What you need to do —
Reproduce the listing exactly, with no pictures in your copy.

Dataset section —

## BEGIN

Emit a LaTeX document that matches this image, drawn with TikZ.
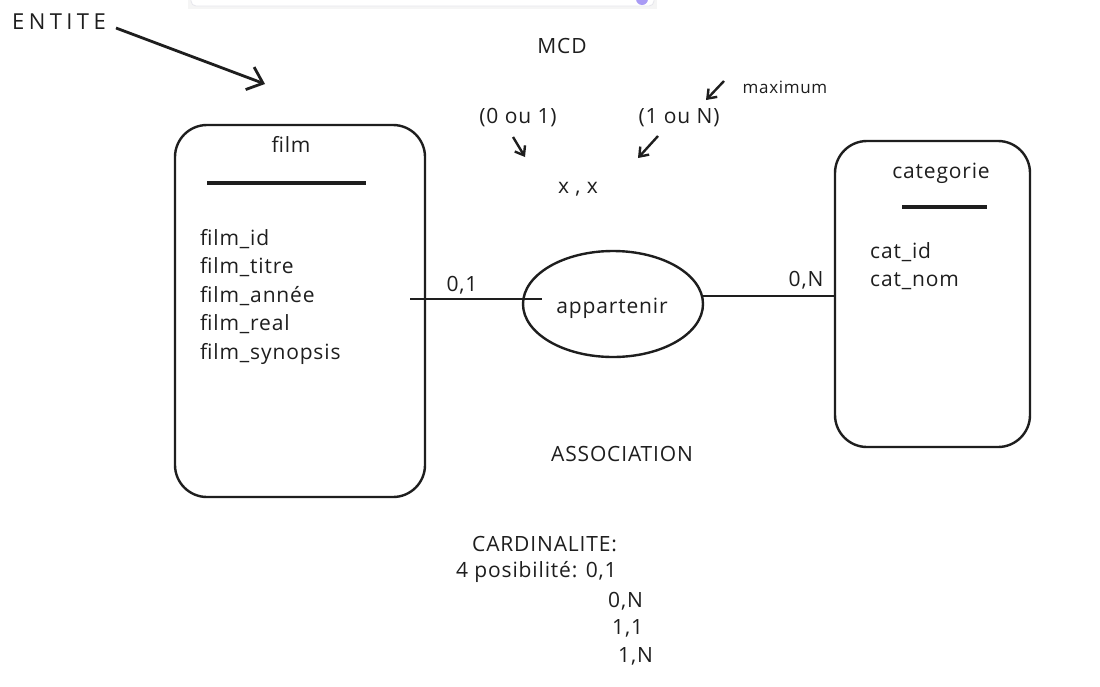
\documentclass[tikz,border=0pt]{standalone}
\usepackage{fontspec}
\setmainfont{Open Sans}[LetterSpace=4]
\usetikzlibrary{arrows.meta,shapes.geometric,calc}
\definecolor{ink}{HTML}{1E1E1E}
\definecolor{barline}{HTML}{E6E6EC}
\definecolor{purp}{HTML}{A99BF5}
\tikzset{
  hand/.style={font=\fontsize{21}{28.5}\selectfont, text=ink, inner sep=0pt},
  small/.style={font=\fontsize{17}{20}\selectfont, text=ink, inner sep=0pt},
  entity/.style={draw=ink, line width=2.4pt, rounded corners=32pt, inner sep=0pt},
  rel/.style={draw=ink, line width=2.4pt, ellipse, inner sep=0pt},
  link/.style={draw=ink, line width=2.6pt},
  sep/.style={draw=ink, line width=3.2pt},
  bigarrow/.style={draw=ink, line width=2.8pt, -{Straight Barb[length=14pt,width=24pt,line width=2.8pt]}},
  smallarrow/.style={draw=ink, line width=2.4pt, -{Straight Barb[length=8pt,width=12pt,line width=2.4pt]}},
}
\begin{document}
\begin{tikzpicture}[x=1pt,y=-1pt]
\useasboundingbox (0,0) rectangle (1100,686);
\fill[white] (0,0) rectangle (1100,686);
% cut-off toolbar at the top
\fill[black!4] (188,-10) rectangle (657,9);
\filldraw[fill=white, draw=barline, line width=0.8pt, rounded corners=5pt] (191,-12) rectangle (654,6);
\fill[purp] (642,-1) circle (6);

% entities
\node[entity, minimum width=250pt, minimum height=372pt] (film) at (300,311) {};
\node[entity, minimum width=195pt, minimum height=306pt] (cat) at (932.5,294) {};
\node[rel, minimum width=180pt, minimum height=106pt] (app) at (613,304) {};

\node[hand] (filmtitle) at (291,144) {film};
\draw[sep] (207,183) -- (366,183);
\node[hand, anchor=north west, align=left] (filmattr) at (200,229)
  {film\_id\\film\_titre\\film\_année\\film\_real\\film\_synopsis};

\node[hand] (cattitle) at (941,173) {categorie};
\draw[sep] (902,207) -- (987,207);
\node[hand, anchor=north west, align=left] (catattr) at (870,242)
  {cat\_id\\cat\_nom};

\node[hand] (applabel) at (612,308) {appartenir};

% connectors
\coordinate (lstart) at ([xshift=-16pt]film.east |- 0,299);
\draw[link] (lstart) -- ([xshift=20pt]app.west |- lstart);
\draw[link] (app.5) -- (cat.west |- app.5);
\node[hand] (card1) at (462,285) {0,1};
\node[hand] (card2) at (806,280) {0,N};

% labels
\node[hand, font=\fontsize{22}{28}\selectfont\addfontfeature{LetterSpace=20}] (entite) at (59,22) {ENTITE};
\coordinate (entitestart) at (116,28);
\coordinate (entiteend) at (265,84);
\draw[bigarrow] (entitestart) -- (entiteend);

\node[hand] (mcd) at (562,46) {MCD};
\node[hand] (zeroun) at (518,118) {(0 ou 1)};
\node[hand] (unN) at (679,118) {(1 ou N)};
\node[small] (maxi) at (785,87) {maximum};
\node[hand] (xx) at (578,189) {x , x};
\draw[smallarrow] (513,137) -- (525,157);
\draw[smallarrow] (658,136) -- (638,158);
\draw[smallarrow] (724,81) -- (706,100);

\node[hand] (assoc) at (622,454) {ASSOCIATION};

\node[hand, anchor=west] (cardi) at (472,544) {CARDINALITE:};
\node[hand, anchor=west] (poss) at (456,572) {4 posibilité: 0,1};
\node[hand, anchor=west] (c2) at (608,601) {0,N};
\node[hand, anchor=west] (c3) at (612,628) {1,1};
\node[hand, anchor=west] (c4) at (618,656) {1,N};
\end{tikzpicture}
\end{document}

## END

Answer to this task —
Emit a LaTeX document that matches this image, drawn with TikZ.
\documentclass[tikz,border=0pt]{standalone}
\usepackage{fontspec}
\setmainfont{Open Sans}[LetterSpace=4]
\usetikzlibrary{arrows.meta,shapes.geometric,calc}
\definecolor{ink}{HTML}{1E1E1E}
\definecolor{barline}{HTML}{E6E6EC}
\definecolor{purp}{HTML}{A99BF5}
\tikzset{
  hand/.style={font=\fontsize{21}{28.5}\selectfont, text=ink, inner sep=0pt},
  small/.style={font=\fontsize{17}{20}\selectfont, text=ink, inner sep=0pt},
  entity/.style={draw=ink, line width=2.4pt, rounded corners=32pt, inner sep=0pt},
  rel/.style={draw=ink, line width=2.4pt, ellipse, inner sep=0pt},
  link/.style={draw=ink, line width=2.6pt},
  sep/.style={draw=ink, line width=3.2pt},
  bigarrow/.style={draw=ink, line width=2.8pt, -{Straight Barb[length=14pt,width=24pt,line width=2.8pt]}},
  smallarrow/.style={draw=ink, line width=2.4pt, -{Straight Barb[length=8pt,width=12pt,line width=2.4pt]}},
}
\begin{document}
\begin{tikzpicture}[x=1pt,y=-1pt]
\useasboundingbox (0,0) rectangle (1100,686);
\fill[white] (0,0) rectangle (1100,686);
% cut-off toolbar at the top
\fill[black!4] (188,-10) rectangle (657,9);
\filldraw[fill=white, draw=barline, line width=0.8pt, rounded corners=5pt] (191,-12) rectangle (654,6);
\fill[purp] (642,-1) circle (6);

% entities
\node[entity, minimum width=250pt, minimum height=372pt] (film) at (300,311) {};
\node[entity, minimum width=195pt, minimum height=306pt] (cat) at (932.5,294) {};
\node[rel, minimum width=180pt, minimum height=106pt] (app) at (613,304) {};

\node[hand] (filmtitle) at (291,144) {film};
\draw[sep] (207,183) -- (366,183);
\node[hand, anchor=north west, align=left] (filmattr) at (200,229)
  {film\_id\\film\_titre\\film\_année\\film\_real\\film\_synopsis};

\node[hand] (cattitle) at (941,173) {categorie};
\draw[sep] (902,207) -- (987,207);
\node[hand, anchor=north west, align=left] (catattr) at (870,242)
  {cat\_id\\cat\_nom};

\node[hand] (applabel) at (612,308) {appartenir};

% connectors
\coordinate (lstart) at ([xshift=-16pt]film.east |- 0,299);
\draw[link] (lstart) -- ([xshift=20pt]app.west |- lstart);
\draw[link] (app.5) -- (cat.west |- app.5);
\node[hand] (card1) at (462,285) {0,1};
\node[hand] (card2) at (806,280) {0,N};

% labels
\node[hand, font=\fontsize{22}{28}\selectfont\addfontfeature{LetterSpace=20}] (entite) at (59,22) {ENTITE};
\coordinate (entitestart) at (116,28);
\coordinate (entiteend) at (265,84);
\draw[bigarrow] (entitestart) -- (entiteend);

\node[hand] (mcd) at (562,46) {MCD};
\node[hand] (zeroun) at (518,118) {(0 ou 1)};
\node[hand] (unN) at (679,118) {(1 ou N)};
\node[small] (maxi) at (785,87) {maximum};
\node[hand] (xx) at (578,189) {x , x};
\draw[smallarrow] (513,137) -- (525,157);
\draw[smallarrow] (658,136) -- (638,158);
\draw[smallarrow] (724,81) -- (706,100);

\node[hand] (assoc) at (622,454) {ASSOCIATION};

\node[hand, anchor=west] (cardi) at (472,544) {CARDINALITE:};
\node[hand, anchor=west] (poss) at (456,572) {4 posibilité: 0,1};
\node[hand, anchor=west] (c2) at (608,601) {0,N};
\node[hand, anchor=west] (c3) at (612,628) {1,1};
\node[hand, anchor=west] (c4) at (618,656) {1,N};
\end{tikzpicture}
\end{document}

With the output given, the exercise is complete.